Love is an American romantic comedy-drama streaming television series created by Judd Apatow, Lesley Arfin, and Paul Rust. The series stars Rust, Gillian Jacobs, Mike Mitchell, and Claudia O'Doherty. Netflix originally ordered two seasons of the show. The first 10-episode season was made available on February 19, 2016, and a 12-episode second season premiered on March 10, 2017. Netflix renewed the series for a third season one month prior to the second-season premiere. On December 15, 2017, Netflix announced that the third season would be its last. Season 3 premiered on March 9, 2018.

Summary
The series is presented as a "down-to-earth look at dating", exploring male and female perspectives on romantic relationships through the characters Mickey and Gus, played by Jacobs and Rust, respectively. Mickey and Gus are two untrustworthy people, each with significant emotional baggage, attempting to build a trusting relationship with each other; Mickey is an alcoholic, a love/sex addict, a pot stirrer, and someone who tends to be dishonest with herself and others, while Gus is awkward, emotionally needy, oblivious to social cues, and prone to occasional outbursts when things do not go his way.

Episodes

Cast

Main
 Gillian Jacobs as Mickey Dobbs
 Paul Rust as Gus Cruikshank
 Claudia O'Doherty as Bertie Bauer
 Chris Witaske as Chris Czajkowski (season 3, recurring seasons 1–2)
 Mike Mitchell as Randy Monahan

Recurring
Gus's and Mickey's family
 Kathy Baker as Vicki Cruikshank
 Ed Begley Jr. as Mark Cruikshank
 Kyle Bornheimer as Ken Cruikshank
 Drew Tarver as Andrew Cruikshank
 Daniel Stern as Marty Dobbs

Gus's coworkers
 Iris Apatow as Arya Hopkins
 Tracie Thoms as Susan Cheryl
 Jordan Rock as Kevin
 Milana Vayntrub as Natalie
 Seth Morris as Evan
 Dawn Forrester as Denise Hopkins, Arya's mother

Mickey's coworkers
 Brett Gelman as Greg Colter ("Dr.
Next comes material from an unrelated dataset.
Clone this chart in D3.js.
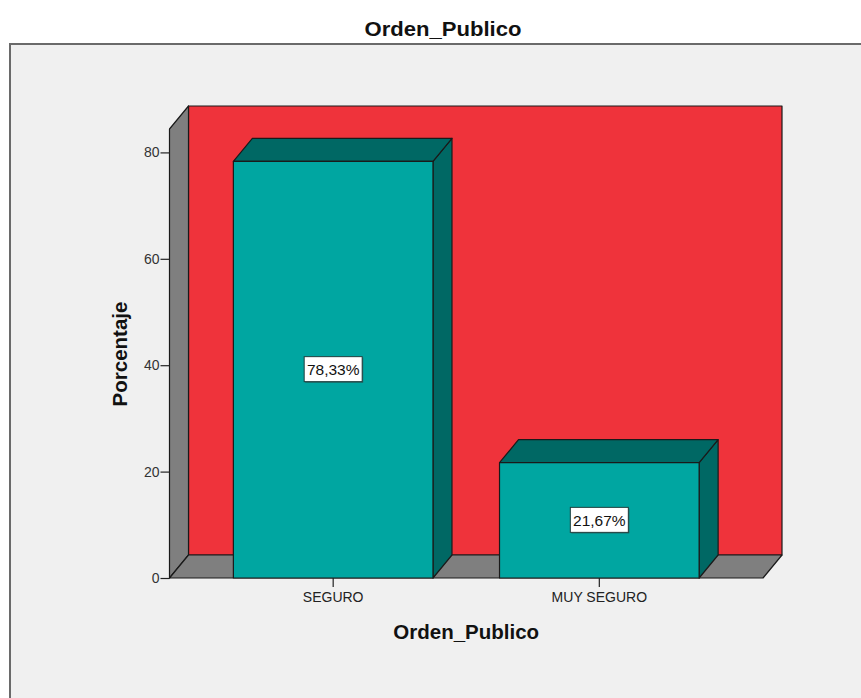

Greg")
 Bobby Lee as Truman

Mickey's friends
 Kerri Kenney as Syd
 Kyle Kinane as Eric
 Chantal Claret as Shaun
 Andy Dick as himself

Other recurring characters

 John Ross Bowie as Rob
 Steve Bannos as Frank
 Dave Gruber Allen as Allan
 David Spade as Steven Hopkins
 Eddie Pepitone as Eddie
 Saxon Sharbino as Simone
 Dawn Forrester as Denise Hopkins
 Mark Oliver Everett as Brian
 Rich Sommer as Dustin
 Kirby Howell-Baptiste as Beth
 Esther Povitsky as Alexis
 Michael Cassady as Dean
 Lisa Darr as Diane
 Briga Heelan as Heidi McAuliffe
Jason Dill as Len
 Alexandra Rushfield as Ali Rush
 Dave King as Wyatt Meyers
 Jake Elliott as Aidan
 Cristin McAlister as Britney
 Mike Hanford as Wade
 Neil Campbell as Kyle
 Armen Weitzman as Ruby
 Tim Kalpakis as Walt
 Kulap Vilaysack as Rebecca
 Jay Johnston as Pastor
 Liz Femi as Liz
 Horatio Sanz as Jeff
 Chris Redd as Justin
 Paula Pell as Erika
 Jongman Kim as Victor
 Randall Park as Tommy

Guest

 Carlos Acuña as Carlos
 Stephanie Allynne as Kelly
 Vanessa Bayer as Sarah
 Stephen Boss as Doobie
 Jesse Bradford as Carl
 Janicza Bravo as Lorna
 Danny Cole as William the Wonder
 John Early as Daniel
 Eric Edelstein as Devon Monahan
 Chase Ellison as Jacob
 Jessie Ennis as Stella
 John Ennis as Don
 Megan Ferguson as Natasha
 Rich Fulcher as Glen Michener
 Leslie Grossman as Liz
 Sandrine Holt as Jorie
 Hannah Leder as Lila
 Liz Lee as SLAA Member
 Joe Mande as Jeffrey
 Aparna Nancherla as Lauren
 Tipper Newton as Kali
 Graham Rogers as Mike
 Will Sasso as Ben
 Rory Scovel as Gator
 Jason Stuart as Dr. Powell
 Robin Tunney as Waverly
 Tyrus as Keith the Creamator
 Justin Willman as a magician
 Nancy Youngblut as Carol
 Charlyne Yi as Cori
 Catherine Waller as Emma

Reception

Critical
Love has received positive reviews from critics, with particular praise for the cast. On the review aggregator Rotten Tomatoes, season one holds an approval rating of 88 percent based on 40 reviews, with an average rating of 7.2/10. The website's critical consensus reads, "Judd Apatow's Love is an honest look at building a relationship, helped along by its two appealing leads." On Metacritic the season has an average score of 72 out of 100, based on 27 critics, indicating "generally favorable reviews".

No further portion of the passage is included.